The best choice comes from the failure mode: wear, tearing, surface marks, curling, residue, downtime, or insulation requirements. Start there, and tape selection becomes less confusing.

FAQ

  • Can PTFE film tape replace PTFE coated glass cloth tape on heat sealing jaws?

Sometimes. It can work when smooth release or surface appearance matters more than abrasion resistance.

  • Which tape gives a smoother release surface?

PTFE film tape usually gives the smoother release surface because it has no woven glass cloth texture.

  • Which tape lasts longer under abrasion?

PTFE coated glass cloth tape is usually better under repeated abrasion, pressure, and puncture risk.

  • Does PTFE tape leave adhesive residue after heat?

It can. Residue depends on adhesive type, temperature, dwell time, surface condition, and how long the tape stays on the machine.

  • Is 260°C the real limit for all PTFE tapes?

No. Temperature ratings vary by construction, adhesive system, and whether exposure is continuous or intermittent.

 

Technical Reference Basis

The selection logic in this article is supported by the following reference points:

· ASTM D3330 — commonly used for comparing peel adhesion of pressure-sensitive tapes.

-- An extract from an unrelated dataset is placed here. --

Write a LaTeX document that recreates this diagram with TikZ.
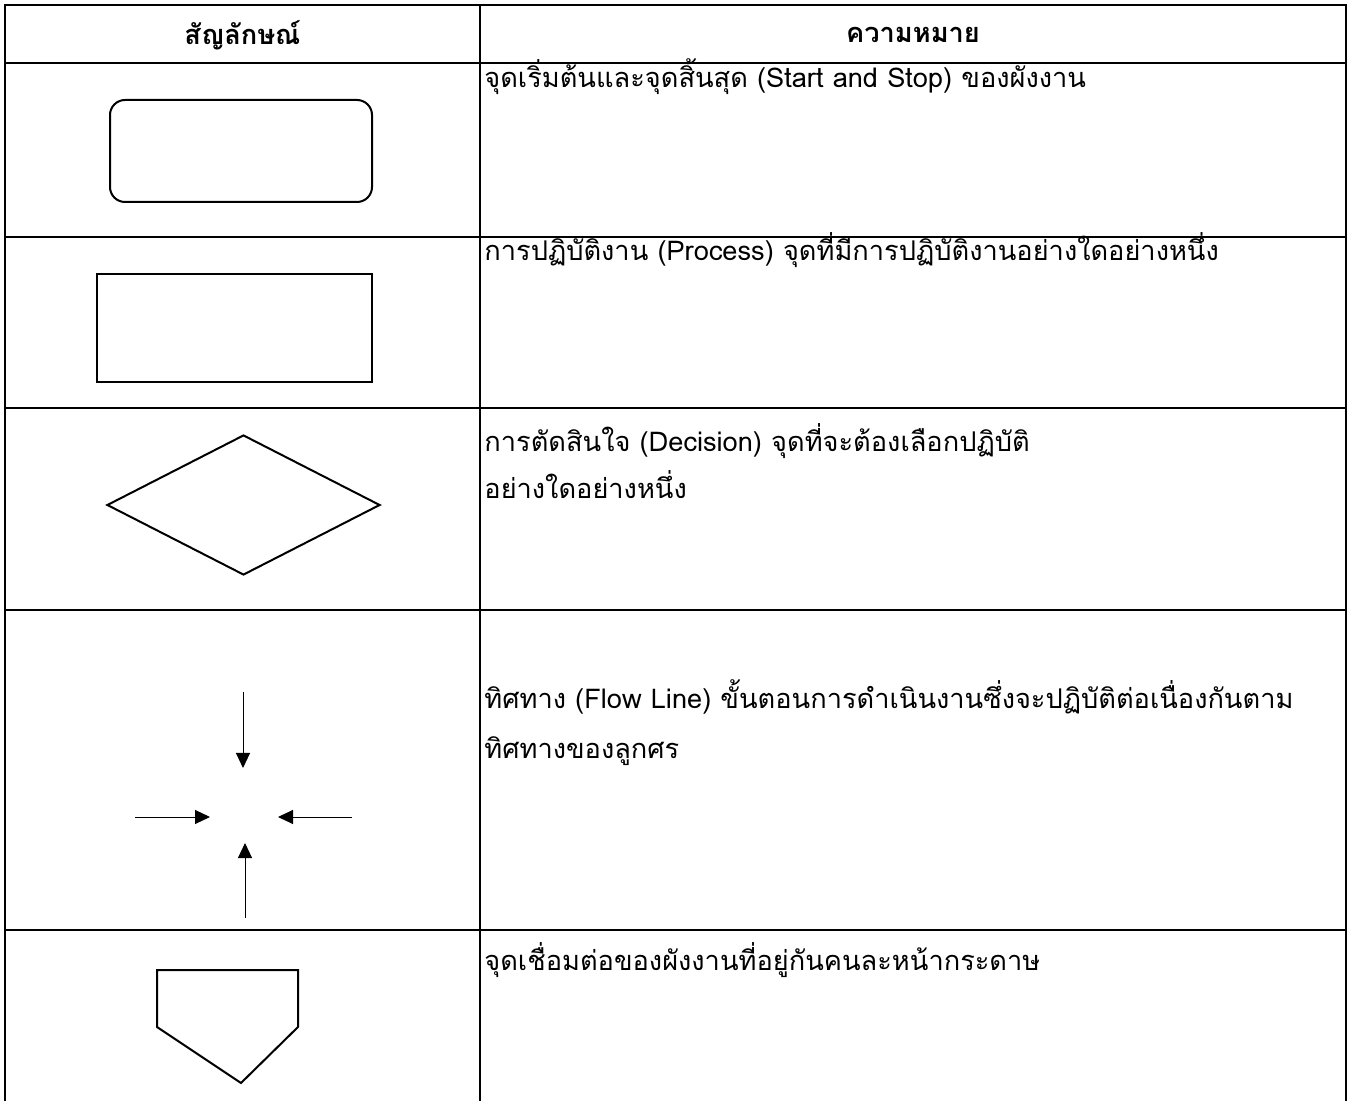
\documentclass[tikz,border=0pt]{standalone}
\usepackage{fontspec}
\newfontfamily\thaifont[Script=Thai]{Loma}
\usetikzlibrary{positioning, shapes.geometric, arrows.meta}

\begin{document}
\begin{tikzpicture}[x=0.5pt, y=-0.5pt, font=\thaifont\fontsize{13.6}{22}\selectfont,
	grid/.style={line width=1.3pt},
	sym/.style={draw, line width=1pt, inner sep=0pt},
	flow/.style={-{Triangle[length=7.5pt,width=7pt]}, line width=0.5pt},
	txt/.style={anchor=base west, inner sep=0pt}]
	\useasboundingbox (0,0) rectangle (1351,1101);
	% table
	\draw[grid] (5,1101) |- (1346,5) -- (1346,1101);
	\draw[grid] (480,5) -- (480,1101);
	\foreach \y in {63,237,408,610,930}
		\draw[grid] (5,\y) -- (1346,\y);
	% header
	\node[font=\thaifont\bfseries\fontsize{13.6}{22}\selectfont] (hsym) at (242.5,35) {สัญลักษณ์};
	\node[font=\thaifont\bfseries\fontsize{13.6}{22}\selectfont] (hmean) at (913,35) {ความหมาย};
	% symbols
	\node[sym, rounded corners=7.5pt, minimum width=131pt, minimum height=51pt] (start) at (241,151) {};
	\node[sym, minimum width=137.5pt, minimum height=54pt] (proc) at (234.5,328) {};
	\node[sym, diamond, minimum width=136.5pt, minimum height=70pt] (dec) at (243.5,505) {};
	\coordinate (mid) at (244,817);
	\coordinate (n) at (243,692);
	\coordinate (w) at (135,817);
	\coordinate (e) at (352,817);
	\coordinate (s) at (245,918);
	\draw[flow] (n) -- (243,768);
	\draw[flow] (w) -- (210,817);
	\draw[flow] (e) -- (278,817);
	\draw[flow] (s) -- (245,843);
	\coordinate (c1) at (157,970);
	\coordinate (c2) at (298,970);
	\coordinate (c3) at (298,1027);
	\coordinate (c4) at (241,1083);
	\coordinate (c5) at (157,1027);
	\draw[line width=1pt] (c1) -- (c2) -- (c3) -- (c4) -- (c5) -- cycle;
	% meanings
	\node[txt] (t1) at (484,88) {จุดเริ่มต้นและจุดสิ้นสุด (Start and Stop) ของผังงาน};
	\node[txt] (t2) at (484,261) {การปฏิบัติงาน (Process) จุดที่มีการปฏิบัติงานอย่างใดอย่างหนึ่ง};
	\node[txt] (t3) at (484,452) {การตัดสินใจ (Decision) จุดที่จะต้องเลือกปฏิบัติ};
	\node[txt] (t3b) at (484,499) {อย่างใดอย่างหนึ่ง};
	\node[txt] (t4) at (484,709) {ทิศทาง (Flow Line) ขั้นตอนการดำเนินงานซึ่งจะปฏิบัติต่อเนื่องกันตาม};
	\node[txt] (t4b) at (484,759) {ทิศทางของลูกศร};
	\node[txt] (t5) at (484,970) {จุดเชื่อมต่อของผังงานที่อยู่กันคนละหน้ากระดาษ};
\end{tikzpicture}
\end{document}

· ASTM D3652 — used for measuring pressure-sensitive tape thickness.

· ASTM D3759 — used for tensile strength and elongation testing of pressure-sensitive tapes.

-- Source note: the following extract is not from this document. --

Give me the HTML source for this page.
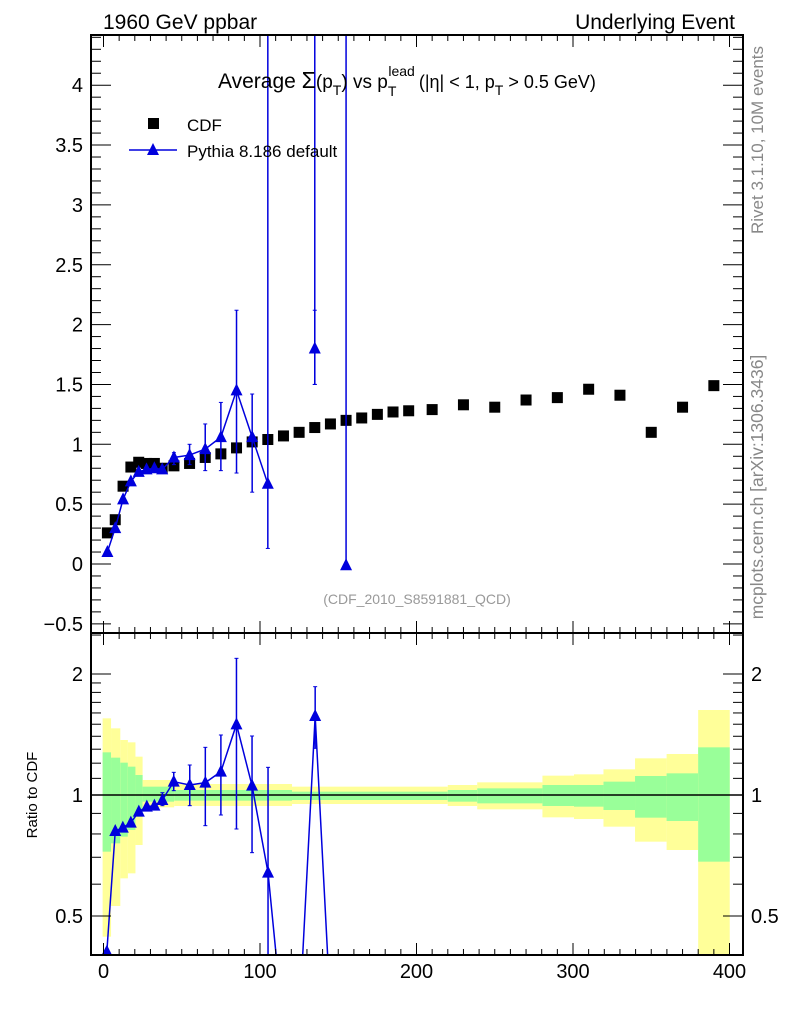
<!DOCTYPE html>
<html><head><meta charset="utf-8"><style>
html,body{margin:0;padding:0;background:#fff;}
svg{display:block;font-family:"Liberation Sans",sans-serif;}
</style></head><body>
<svg id="s" width="786" height="1024" xmlns="http://www.w3.org/2000/svg"></svg>
<script>
const s=document.getElementById('s');let h='';
const L=91,R=743,T=35,M=633,B=955;
const X=v=>103.5+v*1.565;
const Y=v=>564-119.7*v;
const RY=r=>795-121*Math.log2(r);
const bins=[[30,50,265,920,367,665],[50,72,295,828,383,640],[72,90,330,745,398,620],[90,108,337,730,410,600],[108,125,380,645,435,560],[125,200,450,532,470,515],[200,480,462,528,480,512],[480,850,470,522,485,510],[850,920,465,528,480,515],[920,1075,457,538,475,520],[1075,1150,437,562,465,528],[1150,1220,433,567,465,530],[1220,1295,418,590,455,540],[1295,1370,385,635,438,563],[1370,1445,372,660,430,573],[1445,1520,240,975,352,695]];
const zx=x=>90+x/2.376, zy=y=>630+y/3;
for(const b of bins){
 h+=`<rect x="${zx(b[0])}" y="${zy(b[2])}" width="${zx(b[1])-zx(b[0])}" height="${zy(b[3])-zy(b[2])}" fill="#ffff99"/>`;
 h+=`<rect x="${zx(b[0])}" y="${zy(b[4])}" width="${zx(b[1])-zx(b[0])}" height="${zy(b[5])-zy(b[4])}" fill="#99ff99"/>`;
}
h+=`<line x1="${L}" x2="${R}" y1="795" y2="795" stroke="#000" stroke-width="1.5"/>`;
h+=`<clipPath id="rc"><rect x="${L}" y="${M}" width="${R-L}" height="${B-M}"/></clipPath><g clip-path="url(#rc)">`;
const rp=[[40,965],[60,603],[78,593],[97,578],[116,545],[135,530],[153,527],[172,510],[199,455],[237,465],[274,458],[311,425],[348,283],[385,467],[423,728],[443,985]];
h+=`<polyline fill="none" stroke="#0000dd" stroke-width="1.5" points="${rp.map(p=>zx(p[0])+','+zy(p[1])).join(' ')}"/>`;
h+=`<polyline fill="none" stroke="#0000dd" stroke-width="1.5" points="${zx(505)},${zy(985)} ${zx(535)},${zy(258)} ${zx(565)},${zy(985)}"/>`;
const re=[[172,488,527],[199,427,482],[237,405,527],[274,352,587],[311,315,555],[348,85,597],[385,318,668],[423,412,985],[535,170,355]];
for(const e of re){const x=zx(e[0]),a=zy(e[1]),c=zy(e[2]);
 h+=`<line x1="${x}" x2="${x}" y1="${a}" y2="${c}" stroke="#0000dd" stroke-width="1.5"/><line x1="${x-2}" x2="${x+2}" y1="${a}" y2="${a}" stroke="#0000dd"/><line x1="${x-2}" x2="${x+2}" y1="${c}" y2="${c}" stroke="#0000dd"/>`;}
const tri=(x,y)=>`<polygon points="${x-6},${y+5} ${x+6},${y+5} ${x},${y-7}" fill="#0000dd"/>`;
for(const p of rp.slice(0,15))h+=tri(zx(p[0]),zy(p[1]));
h+=tri(zx(535),zy(258));
h+='</g>';
h+=`<clipPath id="mc"><rect x="${L}" y="${T}" width="${R-L}" height="${M-T}"/></clipPath><g clip-path="url(#mc)">`;
const cdf=[[2.5,.26],[7.5,.37],[12.5,.65],[17.5,.81],[22.5,.85],[27.5,.84],[32.5,.84],[37.5,.80],[45,.82],[55,.84],[65,.89],[75,.92],[85,.97],[95,1.02],[105,1.04],[115,1.07],[125,1.10],[135,1.14],[145,1.17],[155,1.20],[165,1.22],[175,1.25],[185,1.27],[195,1.28],[210,1.29],[230,1.33],[250,1.31],[270,1.37],[290,1.39],[310,1.46],[330,1.41],[350,1.10],[370,1.31],[390,1.49]];
for(const p of cdf)h+=`<rect x="${X(p[0])-5.5}" y="${Y(p[1])-5.5}" width="11" height="11" fill="#000"/>`;
const py=[[2.5,.10],[7.5,.30],[12.5,.54],[17.5,.69],[22.5,.77],[27.5,.79],[32.5,.80],[37.5,.79],[45,.89],[55,.91],[65,.96],[75,1.06],[85,1.45],[95,1.06],[105,.67]];
h+=`<polyline fill="none" stroke="#0000dd" stroke-width="1.5" points="${py.map(p=>X(p[0])+','+Y(p[1])).join(' ')}"/>`;
const me=[[45,.83,.93],[55,.83,1.0],[65,.78,1.17],[75,.78,1.35],[85,.76,2.12],[95,.60,1.42],[105,.13,9],[135,1.5,2.12],[135,1.5,9],[155,-0.01,9]];
for(const e of me){const x=X(e[0]),a=Y(e[1]),c=Y(e[2]);
 h+=`<line x1="${x}" x2="${x}" y1="${a}" y2="${c}" stroke="#0000dd" stroke-width="1.5"/><line x1="${x-2}" x2="${x+2}" y1="${a}" y2="${a}" stroke="#0000dd"/><line x1="${x-2}" x2="${x+2}" y1="${c}" y2="${c}" stroke="#0000dd"/>`;}
for(const p of py)h+=tri(X(p[0]),Y(p[1]));
h+=tri(X(135),Y(1.8))+tri(X(155),Y(-0.01));
h+='</g>';
h+=`<rect x="${L}" y="${T}" width="${R-L}" height="${M-T}" fill="none" stroke="#000" stroke-width="2"/>`;
h+=`<rect x="${L}" y="${M}" width="${R-L}" height="${B-M}" fill="none" stroke="#000" stroke-width="2"/>`;
for(let v=0;v<=410;v+=10){const x=X(v);if(x>R)break;const big=v%100==0,len=big?12:6;
 for(const [y0,d] of [[T,1],[M,-1],[M,1],[B,-1]])h+=`<line x1="${x}" x2="${x}" y1="${y0}" y2="${y0+d*len}" stroke="#000"/>`;}
for(let v=0;v<=400;v+=100)h+=`<text x="${X(v)}" y="978" font-size="20" text-anchor="middle">${v}</text>`;
for(let i=-5;i<=44;i++){const v=i/10,y=Y(v);if(y<T||y>M)continue;const big=i%5==0,len=big?20:10;
 h+=`<line x1="${L}" x2="${L+len}" y1="${y}" y2="${y}" stroke="#000"/><line x1="${R}" x2="${R-len}" y1="${y}" y2="${y}" stroke="#000"/>`;
 if(big)h+=`<text x="83" y="${y+7}" font-size="20" text-anchor="end">${v<0?'\u2212'+(-v):v}</text>`;}
const rt=[0.4,0.5,0.6,0.7,0.8,0.9,1,1.1,1.2,1.3,1.4,1.5,1.6,1.7,1.8,1.9,2,2.5];
for(const r of rt){const y=RY(r);if(y<M||y>B)continue;const big=(r==0.5||r==1||r==2),len=big?20:10;
 h+=`<line x1="${L}" x2="${L+len}" y1="${y}" y2="${y}" stroke="#000"/><line x1="${R}" x2="${R-len}" y1="${y}" y2="${y}" stroke="#000"/>`;
 if(big){h+=`<text x="83" y="${y+7}" font-size="20" text-anchor="end">${r}</text><text x="751" y="${y+7}" font-size="20">${r}</text>`;}}
h+=`<text transform="translate(37,795) rotate(-90)" font-size="15" text-anchor="middle">Ratio to CDF</text>`;
h+=`<text x="103" y="29" font-size="21">1960 GeV ppbar</text><text x="735" y="29" font-size="21" text-anchor="end">Underlying Event</text>`;
h+=`<text x="218" y="88" font-size="21">Average <tspan font-size="23">Σ</tspan><tspan font-size="19">(p</tspan><tspan font-size="14" dy="7">T</tspan><tspan font-size="19" dy="-7">) vs p</tspan><tspan font-size="14" dy="8">T</tspan><tspan font-size="14" dy="-20" dx="-8">lead</tspan><tspan font-size="18" dy="12" dx="4">(|η| &lt; 1, p</tspan><tspan font-size="14" dy="7">T</tspan><tspan font-size="18" dy="-7"> &gt; 0.5 GeV)</tspan></text>`;
h+=`<rect x="148" y="118" width="11" height="11" fill="#000"/><text x="187" y="131" font-size="17">CDF</text>`;
h+=`<line x1="129" x2="177" y1="150" y2="150" stroke="#0000dd" stroke-width="1.5"/>`+tri(153,150)+`<text x="187" y="157" font-size="17">Pythia 8.186 default</text>`;
h+=`<text x="417" y="604" font-size="14" fill="#999" text-anchor="middle">(CDF_2010_S8591881_QCD)</text>`;
h+=`<text transform="translate(763,140) rotate(-90)" font-size="17" fill="#888" text-anchor="middle">Rivet 3.1.10,  10M events</text>`;
h+=`<text transform="translate(763,487) rotate(-90)" font-size="17.5" fill="#888" text-anchor="middle">mcplots.cern.ch [arXiv:1306.3436]</text>`;
s.innerHTML=h;
</script>
</body></html>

· ASTM D3308 — provides specification context for PTFE resin skived tape, but should not be treated as a full standard for adhesive-backed PTFE film tape.

· 3M PTFE glass cloth tape data — supports the use of PTFE glass cloth tape for non-stick, low-friction surfaces on heat sealing and packaging equipment.

· 3M PTFE film tape data — supports the point that extruded PTFE film tape can provide a smoother, flatter release surface than typical skived PTFE film tape.

· tesa 4818 product data — supports the use of PTFE-saturated glass cloth tape with silicone adhesive for heat seal release applications.